No es nada despreciable que mi señora ciudad vaya a contar con la Biblioteca Nacional de Euskadi, la Filmoteca Vasca y el Instituto Etxepare para la difusión exterior del euskera y de la cultura vasca, entidades en cierto modo autónomas todas ellas aunque ubicadas en el hermoso edificio. El resto, lo que ha de completar la oferta del proyecto, viene a ser como el carnaval de los animales, eso sí, en versión digital. Hay de todo, o quizá sólo haya un discurso en el que toda el arca de Noé postindustrial se refocila como en la selva.

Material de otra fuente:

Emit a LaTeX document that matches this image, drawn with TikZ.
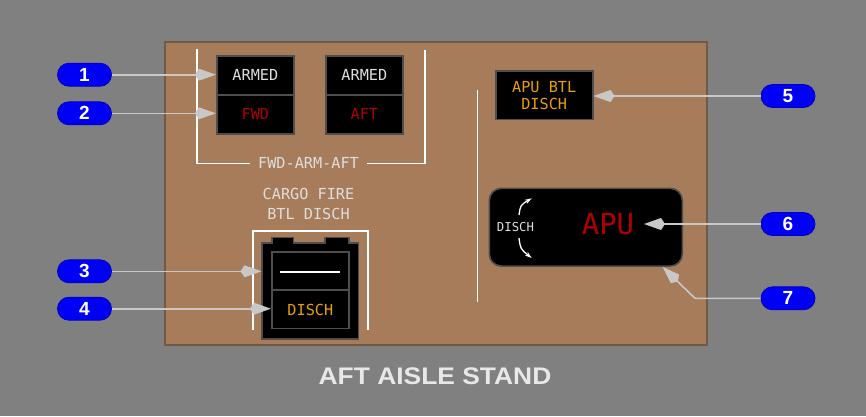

Sin embargo, era eso, el resto, lo que iba a ser, o lo que se pretendía que fuera, Tabacalera, y no se soñaba con ese batiburrillo de cachivaches a la espera de que alguien lo ordene. ¿Lo ordenará y le dará cuerpo la misma ciudad, le quedará aún vigor para ello y para así convertirlo en la necesaria estrella exterior? Esperemos que así sea, y lo digo con todo el escepticismo que me están dando los años. Mientras tanto, bienvenidas sean la Biblioteca Nacional, la Filmoteca Vasca y el Instituto Etxepare, aunque no fuera con eso con lo que soñaban algunos. Al menos, el cascarón ya no está vacío.